Bennett is a third-year student from Windham, Maine. She designs the user experience for MAGAPP and develops how the app is organized for the consumer. Bennett has learned much from her peers and enjoys working with people that can help her strengthen her weaknesses.

“For me, what is most beneficial is being able to work with people with such different strengths. People have different things they’re good at on our team, so I’m able to see that and work with that and learn new things along the way,” Bennett said.

Yoder is a third-year student from Penobscot, Maine who loves his home state. He hopes to stay and help create new industry in the state. He is reenergized when he reminds himself of the broader effect this technology has for Maine.

“There’s a lot of opportunity to create something unique in Maine. I think being a part of a startup is really interesting – particularly when we get to work and meet with the very people who will be using these technologies,” Yoder said.

Lampinen is a third-year student from York, Maine. He is developing the app through coding and setting up how the data will be stored. He’s inspired by the future implications this research might have on Maine’s agriculture industry.

“This could change the country or the world. The potential is completely immeasurable right now and that’s what’s so exciting about it. It’s such a new concept,” Lampinen said.

Interior of greenhouse
Joline Blais and Stephanie Burnett in the Roger Clapp Greenhouse.

Commitment to reducing waste and growing Maine’s future economy.

Blais and her team hope to use MAGAPP to develop a new industry in Maine and keep college graduates in the state. They hope this inspires people to start their own small businesses once the app is development.

They are using similar models from other greenhouse industries to reduce waste and consumption for Maine farmers.
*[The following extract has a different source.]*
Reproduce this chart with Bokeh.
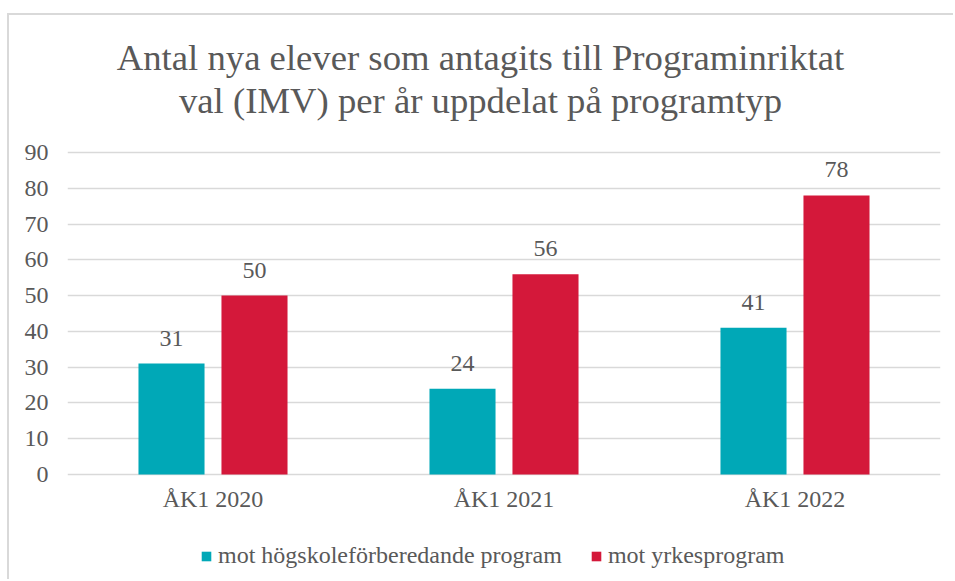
from bokeh.plotting import figure
from bokeh.models import ColumnDataSource, FactorRange, Range1d, Legend, LegendItem, LabelSet, Label
from bokeh.transform import dodge
from bokeh.core.properties import value
from bokeh.embed import file_html
from bokeh.resources import INLINE

categories = ["ÅK1 2020", "ÅK1 2021", "ÅK1 2022"]
hogskole = [31, 24, 41]
yrkes = [50, 56, 78]
series_names = ["mot högskoleförberedande program", "mot yrkesprogram"]
title_lines = ["Antal nya elever som antagits till Programinriktat",
               "val (IMV) per år uppdelat på programtyp"]
y_ticks = [0, 10, 20, 30, 40, 50, 60, 70, 80, 90]

FONT = "Liberation Serif"
TXT = "#595959"
TEAL = "#00A8B7"
RED = "#D4183A"

# layout (pixels in canvas)
W, H = 946, 566
Y0_PX, YTOP_PX = 459, 137          # pixel rows of value 0 and value 90
ppu = (Y0_PX - YTOP_PX) / 90.0
y_lo = -(H - Y0_PX) / ppu
y_hi = 90 + YTOP_PX / ppu

src = ColumnDataSource(dict(cat=categories, a=hogskole, b=yrkes,
                            al=[str(v) for v in hogskole], bl=[str(v) for v in yrkes],
                            zero=[0] * len(categories)))

p = figure(x_range=FactorRange(factors=categories, range_padding=0),
           y_range=Range1d(y_lo, y_hi), width=W, height=H,
           output_backend="svg", toolbar_location=None,
           min_border_left=58, min_border_right=15, min_border_top=0, min_border_bottom=0)
p.styles = {"border-top": "2px solid #D9D9D9", "border-left": "2px solid #D9D9D9",
            "margin-top": "13px", "margin-left": "7px"}
p.outline_line_color = None
p.background_fill_color = "white"
p.border_fill_color = "white"

bw = 0.227
r1 = p.vbar(x=dodge("cat", -0.1426, range=p.x_range), top="a", width=bw, source=src,
            fill_color=TEAL, line_color=None)
r2 = p.vbar(x=dodge("cat", 0.1426, range=p.x_range), top="b", width=bw, source=src,
            fill_color=RED, line_color=None)

for col, off in (("al", -0.1426), ("bl", 0.1426)):
    top = "a" if col == "al" else "b"
    p.add_layout(LabelSet(x=dodge("cat", off, range=p.x_range), y=top, text=col, source=src,
                          text_align="center", text_baseline="bottom", y_offset=18,
                          text_font=value(FONT), text_font_size="24px", text_color=TXT))

# category labels under the bars
p.add_layout(LabelSet(x="cat", y="zero", text="cat", source=src, text_align="center",
                      text_baseline="alphabetic", y_offset=-32,
                      text_font=value(FONT), text_font_size="24px", text_color=TXT))

p.xaxis.visible = False
p.xgrid.grid_line_color = None
p.ygrid.ticker = y_ticks
p.ygrid.grid_line_color = "#D9D9D9"
p.ygrid.grid_line_width = 1.5
p.yaxis.ticker = y_ticks
p.yaxis.axis_line_color = None
p.yaxis.major_tick_line_color = None
p.yaxis.minor_tick_line_color = None
p.yaxis.major_tick_out = 0
p.yaxis.major_label_standoff = 19
p.yaxis.major_label_text_font = FONT
p.yaxis.major_label_text_font_size = "24px"
p.yaxis.major_label_text_color = TXT

legend = Legend(items=[LegendItem(label=series_names[0], renderers=[r1]),
                       LegendItem(label=series_names[1], renderers=[r2])],
                orientation="horizontal", location=(133, 12),
                glyph_width=12, glyph_height=12, label_standoff=6, spacing=28,
                label_text_font=FONT, label_text_font_size="24px", label_text_color=TXT,
                border_line_color=None, background_fill_alpha=0, padding=0, margin=0)
p.add_layout(legend, "center")

for t, yb in zip(title_lines, (524, 481)):
    p.add_layout(Label(x=413, y=yb, x_units="screen", y_units="screen", text=t,
                       text_align="center", text_baseline="alphabetic",
                       text_font=FONT, text_font_size="36.7px", text_color=TXT))

open("out.html", "w").write(file_html(p, INLINE))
This technology will allow farmers to control heat, light and other costly aspects of running a greenhouse, so they can cut business costs. Blais thinks the development of this app will contribute to a sustainable future for Maine farmers and the tech youth who support them.

“It would really be great if we have little clusters of small businesses with students that come out of new media programs that know how to program sensors, build these apps and repair them while helping farmers. We don’t want farmers beholden to large corporations. We’d like them to be supporting small companies locally,” Blais said.